## Work to do
Leave out the pictures, and retype only the lines from the beginning of the material through the line that contains "var svgHeight = 4109;", including both.

......

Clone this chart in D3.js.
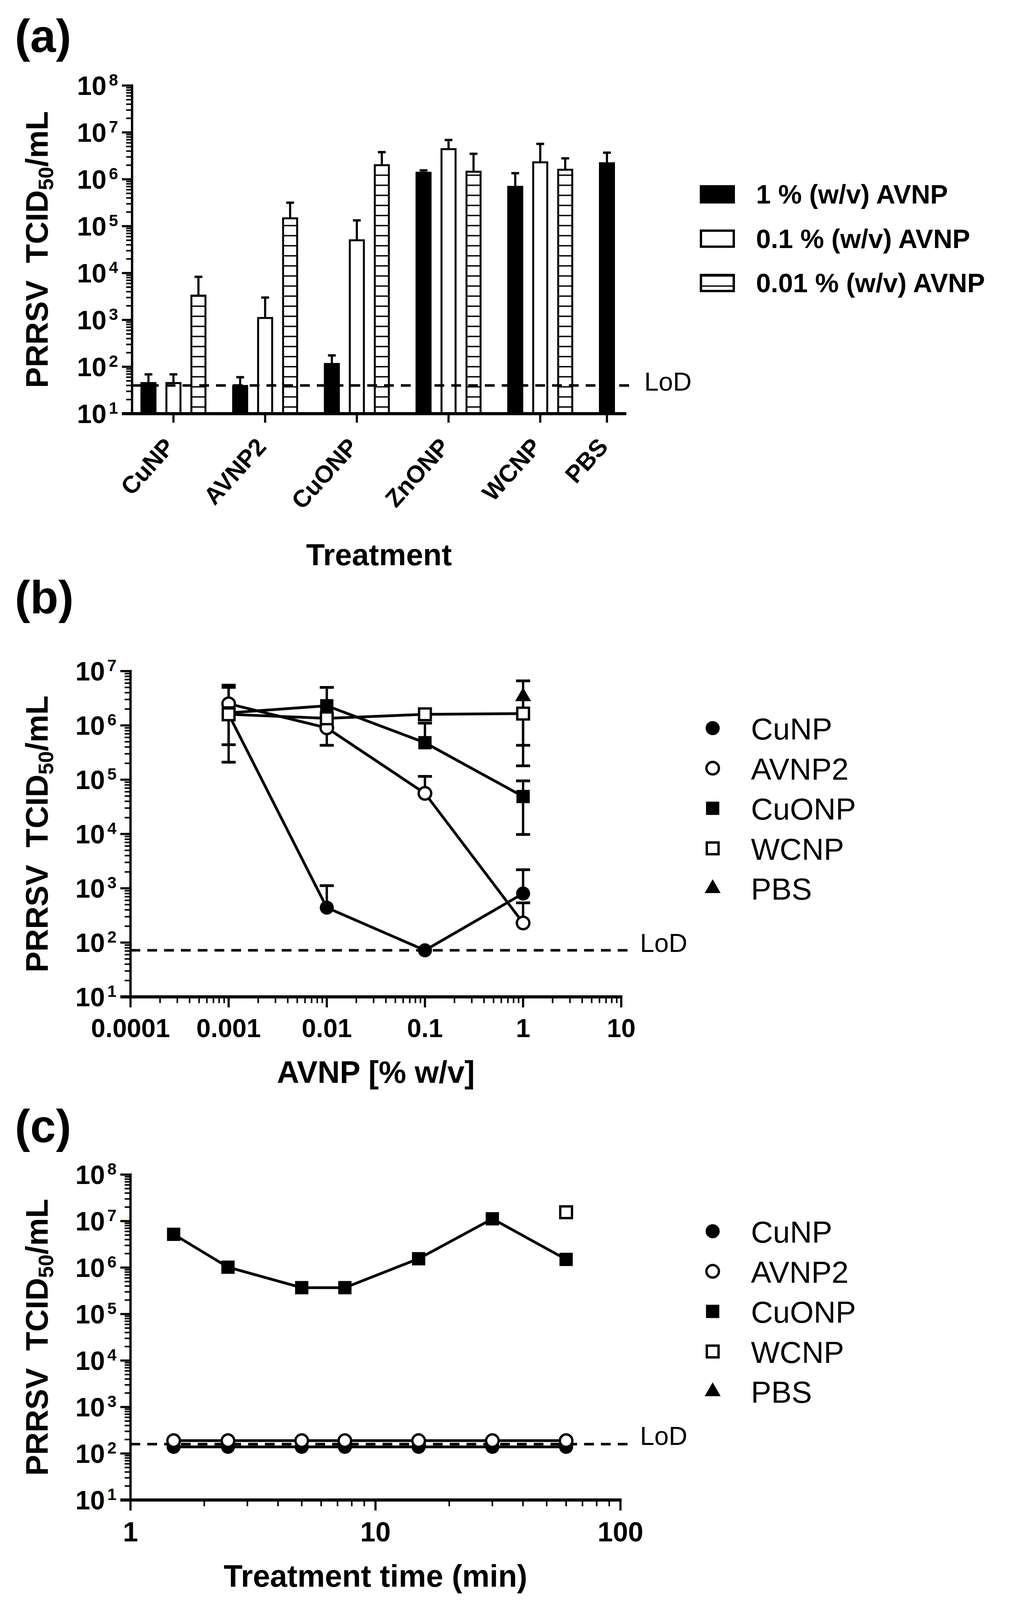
<!DOCTYPE html>
<html>
<head>
<meta charset="utf-8">
<script src="https://cdnjs.cloudflare.com/ajax/libs/d3/7.8.5/d3.min.js"></script>
<style>
  body { margin: 0; background: #fff; }
  text { font-family: "Liberation Sans", Arial, sans-serif; fill: #000; }
</style>
</head>
<body>
<svg id="fig"></svg>
<script>
var svgWidth = 2585;
var svgHeight = 4109;

/******************************* data *******************************/
// panel (a) - grouped bars
var treatments = ["CuNP", "AVNP2", "CuONP", "ZnONP", "WCNP", "PBS"];
var concLabels = ["1 % (w/v) AVNP", "0.1 % (w/v) AVNP", "0.01 % (w/v) AVNP"];
var bar1pct      = [45, 39, 115, 1.38e6, 6.9e5, 2.2e6];
var bar1pctErr   = [69, 60, 175, 1.55e6, 1.35e6, 3.7e6];
var bar01pct     = [45, 1100, 50000, 4.4e6, 2.3e6, null];
var bar01pctErr  = [69, 3000, 133000, 6.9e6, 5.7e6, null];
var bar001pct    = [3300, 147000, 2.0e6, 1.45e6, 1.6e6, null];
var bar001pctErr = [8300, 317000, 3.8e6, 3.5e6, 2.8e6, null];
var lodA = 40;

// panel (b) - dose response
var concX = [0.001, 0.01, 0.1, 1];
var bTickLabels = ["0.0001", "0.001", "0.01", "0.1", "1", "10"];
var bCuNP     = [1.6e6, 440, 72, 800];
var bCuNPLo   = [2.1e5, null, null, null];
var bCuNPHi   = [null, 1120, null, 2200];
var bAVNP2    = [2.5e6, 9.0e5, 5.6e4, 230];
var bAVNP2Lo  = [null, 4.3e5, null, null];
var bAVNP2Hi  = [5.5e6, null, 1.15e5, 540];
var bCuONP    = [1.7e6, 2.3e6, 4.8e5, 4.9e4];
var bCuONPLo  = [null, null, null, 9.8e3];
var bCuONPHi  = [5.0e6, 5.0e6, 1.1e6, 9.5e4];
var bWCNP     = [1.6e6, 1.35e6, 1.6e6, 1.65e6];
var bWCNPLo   = [4.4e5, null, null, 4.3e5];
var bWCNPHi   = [null, null, null, null];
var bPBS      = [null, null, null, 3.4e6];
var bPBSLo    = [null, null, null, 1.8e5];
var bPBSHi    = [null, null, null, 6.6e6];
var lodB = 72;

// panel (c) - time course
var timeX = [1.5, 2.5, 5, 7.5, 15, 30, 60];
var cTickLabels = ["1", "10", "100"];
var cCuNP  = [139, 139, 139, 139, 139, 139, 139];
var cAVNP2 = [189, 189, 189, 189, 189, 189, 189];
var cCuONP = [5.2e6, 1.02e6, 3.7e5, 3.7e5, 1.55e6, 1.12e7, 1.5e6];
var cWCNP  = [null, null, null, null, null, null, 1.55e7];
var cPBS   = [null, null, null, null, null, null, null];
var lodC = 159;

var seriesNames = ["CuNP", "AVNP2", "CuONP", "WCNP", "PBS"];
var seriesShape = ["circle", "circle", "square", "square", "triangle"];
var seriesFilled = [true, false, true, false, true];

/******************************* svg *******************************/
var svg = d3.select("#fig")
    .attr("width", svgWidth)
    .attr("height", svgHeight)
    .attr("viewBox", `0 0 ${svgWidth} ${svgHeight}`);

svg.append("rect").attr("width", svgWidth).attr("height", svgHeight).attr("fill", "#fff");

var defs = svg.append("defs");
var hatch = defs.append("pattern")
    .attr("id", "hatch")
    .attr("patternUnits", "userSpaceOnUse")
    .attr("x", 0).attr("y", 8.15)
    .attr("width", 10).attr("height", 25.8);
hatch.append("rect").attr("width", 10).attr("height", 25.8).attr("fill", "#fff");
hatch.append("rect").attr("width", 10).attr("height", 3.5).attr("fill", "#000");

/******************************* helpers *******************************/
function yLogAxis(g, y, x0, e0, e1) {
    g.append("line")
        .attr("x1", x0).attr("x2", x0)
        .attr("y1", y(Math.pow(10, e1)) - 3).attr("y2", y(Math.pow(10, e0)))
        .attr("stroke", "#000").attr("stroke-width", 6);
    for (var e = e0; e <= e1; e++) {
        var v = Math.pow(10, e);
        g.append("line")
            .attr("x1", x0 - 26).attr("x2", x0)
            .attr("y1", y(v)).attr("y2", y(v))
            .attr("stroke", "#000").attr("stroke-width", 5.5);
        var t = g.append("text")
            .attr("x", x0 - 36).attr("y", y(v) + 24)
            .attr("text-anchor", "end")
            .attr("font-weight", "bold")
            .attr("font-size", 68);
        t.append("tspan").text("10");
        t.append("tspan").attr("dx", 6).attr("dy", -24).attr("font-size", 42).text(e);
        if (e < e1) {
            for (var k = 2; k <= 9; k++) {
                g.append("line")
                    .attr("x1", x0 - 15).attr("x2", x0)
                    .attr("y1", y(k * v)).attr("y2", y(k * v))
                    .attr("stroke", "#000").attr("stroke-width", 4);
            }
        }
    }
}

function xLogAxis(g, x, y0, e0, e1, labels, labelDy, fontSize) {
    g.append("line")
        .attr("x1", x(Math.pow(10, e0)) - 26).attr("x2", x(Math.pow(10, e1)) + 3)
        .attr("y1", y0).attr("y2", y0)
        .attr("stroke", "#000").attr("stroke-width", 8);
    for (var e = e0; e <= e1; e++) {
        var v = Math.pow(10, e);
        g.append("line")
            .attr("x1", x(v)).attr("x2", x(v))
            .attr("y1", y0).attr("y2", y0 + 27)
            .attr("stroke", "#000").attr("stroke-width", 5.5);
        g.append("text")
            .attr("x", x(v)).attr("y", y0 + labelDy)
            .attr("text-anchor", "middle")
            .attr("font-weight", "bold")
            .attr("font-size", fontSize)
            .text(labels[e - e0]);
        if (e < e1) {
            for (var k = 2; k <= 9; k++) {
                g.append("line")
                    .attr("x1", x(k * v)).attr("x2", x(k * v))
                    .attr("y1", y0).attr("y2", y0 + 16)
                    .attr("stroke", "#000").attr("stroke-width", 4);
            }
        }
    }
}

function yTitle(g, cx, cy) {
    var t = g.append("text")
        .attr("transform", `translate(${cx},${cy}) rotate(-90)`)
        .attr("text-anchor", "middle")
        .attr("font-weight", "bold")
        .attr("font-size", 80);
    t.append("tspan").text("PRRSV");
    t.append("tspan").attr("dx", 44).text("TCID");
    t.append("tspan").attr("font-size", 54).attr("dy", 14).text("50");
    t.append("tspan").attr("dy", -14).text("/mL");
}

function panelLabel(txt, y) {
    svg.append("text")
        .attr("x", 38).attr("y", y)
        .attr("font-weight", "bold")
        .attr("font-size", 118)
        .text(txt);
}

function lodLine(g, x1, x2, yv, textX, textDy) {
    g.append("line")
        .attr("x1", x1).attr("x2", x2)
        .attr("y1", yv).attr("y2", yv)
        .attr("stroke", "#000").attr("stroke-width", 6.5)
        .attr("stroke-dasharray", "25 18");
    g.append("text")
        .attr("x", textX).attr("y", yv + textDy)
        .attr("font-size", 66)
        .text("LoD");
}

function marker(g, shape, filled, cx, cy) {
    if (shape === "circle") {
        g.append("circle")
            .attr("cx", cx).attr("cy", cy)
            .attr("r", filled ? 18 : 16)
            .attr("fill", filled ? "#000" : "#fff")
            .attr("stroke", "#000").attr("stroke-width", filled ? 0 : 6);
    } else if (shape === "square") {
        var s = filled ? 34 : 30;
        g.append("rect")
            .attr("x", cx - s / 2).attr("y", cy - s / 2)
            .attr("width", s).attr("height", s)
            .attr("fill", filled ? "#000" : "#fff")
            .attr("stroke", "#000").attr("stroke-width", filled ? 0 : 6);
    } else {
        g.append("path")
            .attr("transform", `translate(${cx},${cy})`)
            .attr("d", d3.symbol().type(d3.symbolTriangle).size(720)())
            .attr("fill", "#000");
    }
}

function seriesLegend(g, x, y0, step) {
    seriesNames.forEach(function(name, i) {
        var yy = y0 + i * step;
        marker(g, seriesShape[i], seriesFilled[i], x, yy);
        g.append("text")
            .attr("x", x + 98).attr("y", yy + 29)
            .attr("font-size", 78)
            .text(name);
    });
}

/******************************* panel (a) *******************************/
var gA = svg.append("g");
var groupStep = 3.67;
var xA = d3.scaleLinear().domain([-0.656, 19.125]).range([338, 1603]);
var yA = d3.scaleLog().domain([10, 1e8]).range([1059, 219]);

var barSeries = [
    {vals: bar1pct, err: bar1pctErr, fill: "#000"},
    {vals: bar01pct, err: bar01pctErr, fill: "#fff"},
    {vals: bar001pct, err: bar001pctErr, fill: "url(#hatch)"}
];
var barW = 36;

// bars
treatments.forEach(function(tr, gi) {
    var slots = [];
    barSeries.forEach(function(s, si) {
        var v = s.vals[gi];
        if (v == null) return;
        var slot = gi * groupStep + si;
        slots.push(slot);
        var xc = xA(slot);
        gA.append("rect")
            .attr("x", xc - barW / 2).attr("y", yA(v))
            .attr("width", barW).attr("height", yA(10) - yA(v))
            .attr("fill", s.fill)
            .attr("stroke", "#000").attr("stroke-width", 5);
        var hi = s.err[gi];
        gA.append("line")
            .attr("x1", xc).attr("x2", xc)
            .attr("y1", yA(v)).attr("y2", yA(hi))
            .attr("stroke", "#000").attr("stroke-width", 5.5);
        gA.append("line")
            .attr("x1", xc - 10).attr("x2", xc + 10)
            .attr("y1", yA(hi)).attr("y2", yA(hi))
            .attr("stroke", "#000").attr("stroke-width", 6);
    });
    var center = xA(d3.mean(slots));
    gA.append("line")
        .attr("x1", center).attr("x2", center)
        .attr("y1", yA(10)).attr("y2", yA(10) + 23)
        .attr("stroke", "#000").attr("stroke-width", 5.5);
    gA.append("text")
        .attr("transform", `translate(${center + 6},${1146}) rotate(-48)`)
        .attr("text-anchor", "end")
        .attr("font-weight", "bold")
        .attr("font-size", 62)
        .text(tr);
});

lodLine(gA, 338, 1620, yA(lodA), 1649, 13);

yLogAxis(gA, yA, 338, 1, 8);
gA.append("line")
    .attr("x1", 338 - 26).attr("x2", 1603)
    .attr("y1", yA(10)).attr("y2", yA(10))
    .attr("stroke", "#000").attr("stroke-width", 8);

yTitle(gA, 122, (yA(10) + yA(1e8)) / 2);
gA.append("text")
    .attr("x", 970).attr("y", 1447)
    .attr("text-anchor", "middle")
    .attr("font-weight", "bold")
    .attr("font-size", 78)
    .text("Treatment");

// legend (a)
var legFill = ["#000", "#fff", "url(#hatch)"];
concLabels.forEach(function(lbl, i) {
    var yy = 477 + i * 113.5;
    gA.append("rect")
        .attr("x", 1794).attr("y", yy)
        .attr("width", 84).attr("height", 41)
        .attr("fill", legFill[i])
        .attr("stroke", "#000").attr("stroke-width", 6);
    gA.append("text")
        .attr("x", 1935).attr("y", yy + 44)
        .attr("font-weight", "bold")
        .attr("font-size", 68)
        .text(lbl);
});
panelLabel("(a)", 133);

/******************************* panel (b) *******************************/
var gB = svg.append("g");
var xB = d3.scaleLog().domain([1e-4, 10]).range([334, 1590]);
var yB = d3.scaleLog().domain([10, 1e7]).range([2552, 1718]);

var bSeries = [
    {y: bCuNP, lo: bCuNPLo, hi: bCuNPHi},
    {y: bAVNP2, lo: bAVNP2Lo, hi: bAVNP2Hi},
    {y: bCuONP, lo: bCuONPLo, hi: bCuONPHi},
    {y: bWCNP, lo: bWCNPLo, hi: bWCNPHi},
    {y: bPBS, lo: bPBSLo, hi: bPBSHi}
];

lodLine(gB, 334, 1611, yB(lodB), 1638, 4);

function errBars(g, xs, yScale, xScale, s) {
    xs.forEach(function(xv, i) {
        if (s.y[i] == null) return;
        var cx = xScale(xv);
        [s.lo[i], s.hi[i]].forEach(function(ev) {
            if (ev == null) return;
            g.append("line")
                .attr("x1", cx).attr("x2", cx)
                .attr("y1", yScale(s.y[i])).attr("y2", yScale(ev))
                .attr("stroke", "#000").attr("stroke-width", 6);
            g.append("line")
                .attr("x1", cx - 18).attr("x2", cx + 18)
                .attr("y1", yScale(ev)).attr("y2", yScale(ev))
                .attr("stroke", "#000").attr("stroke-width", 7);
        });
    });
}

function drawSeries(g, xs, ys, xScale, yScale, si) {
    var pts = xs.map(function(xv, i) { return [xv, ys[i]]; })
        .filter(function(p) { return p[1] != null; });
    var line = d3.line()
        .x(function(p) { return xScale(p[0]); })
        .y(function(p) { return yScale(p[1]); });
    if (pts.length > 1) {
        g.append("path")
            .attr("d", line(pts))
            .attr("fill", "none")
            .attr("stroke", "#000").attr("stroke-width", 7);
    }
    pts.forEach(function(p) {
        marker(g, seriesShape[si], seriesFilled[si], xScale(p[0]), yScale(p[1]));
    });
}

bSeries.forEach(function(s) { errBars(gB, concX, yB, xB, s); });
bSeries.forEach(function(s, si) { drawSeries(gB, concX, s.y, xB, yB, si); });

yLogAxis(gB, yB, 334, 1, 7);
xLogAxis(gB, xB, 2552, -4, 1, bTickLabels, 103, 66);
yTitle(gB, 122, (yB(10) + yB(1e7)) / 2);
gB.append("text")
    .attr("x", 962).attr("y", 2772)
    .attr("text-anchor", "middle")
    .attr("font-weight", "bold")
    .attr("font-size", 79)
    .text("AVNP [% w/v]");
seriesLegend(gB, 1824, 1864, 102.6);
panelLabel("(b)", 1570);

/******************************* panel (c) *******************************/
var gC = svg.append("g");
var xC = d3.scaleLog().domain([1, 100]).range([334, 1588]);
var yC = d3.scaleLog().domain([10, 1e8]).range([3840, 3007]);

lodLine(gC, 334, 1611, yC(lodC), 1638, 2);

var cSeries = [cCuNP, cAVNP2, cCuONP, cWCNP, cPBS];
cSeries.forEach(function(ys, si) { drawSeries(gC, timeX, ys, xC, yC, si); });

yLogAxis(gC, yC, 334, 1, 8);
xLogAxis(gC, xC, 3840, 0, 2, cTickLabels, 106, 70);
yTitle(gC, 122, (yC(10) + yC(1e8)) / 2);
gC.append("text")
    .attr("x", 961).attr("y", 4062)
    .attr("text-anchor", "middle")
    .attr("font-weight", "bold")
    .attr("font-size", 79)
    .text("Treatment time (min)");
seriesLegend(gC, 1824, 3152, 102.6);
panelLabel("(c)", 2924);
</script>
</body>
</html>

......

## Output for this exercise
Clone this chart in D3.js.
<!DOCTYPE html>
<html>
<head>
<meta charset="utf-8">
<script src="https://cdnjs.cloudflare.com/ajax/libs/d3/7.8.5/d3.min.js"></script>
<style>
  body { margin: 0; background: #fff; }
  text { font-family: "Liberation Sans", Arial, sans-serif; fill: #000; }
</style>
</head>
<body>
<svg id="fig"></svg>
<script>
var svgWidth = 2585;
var svgHeight = 4109;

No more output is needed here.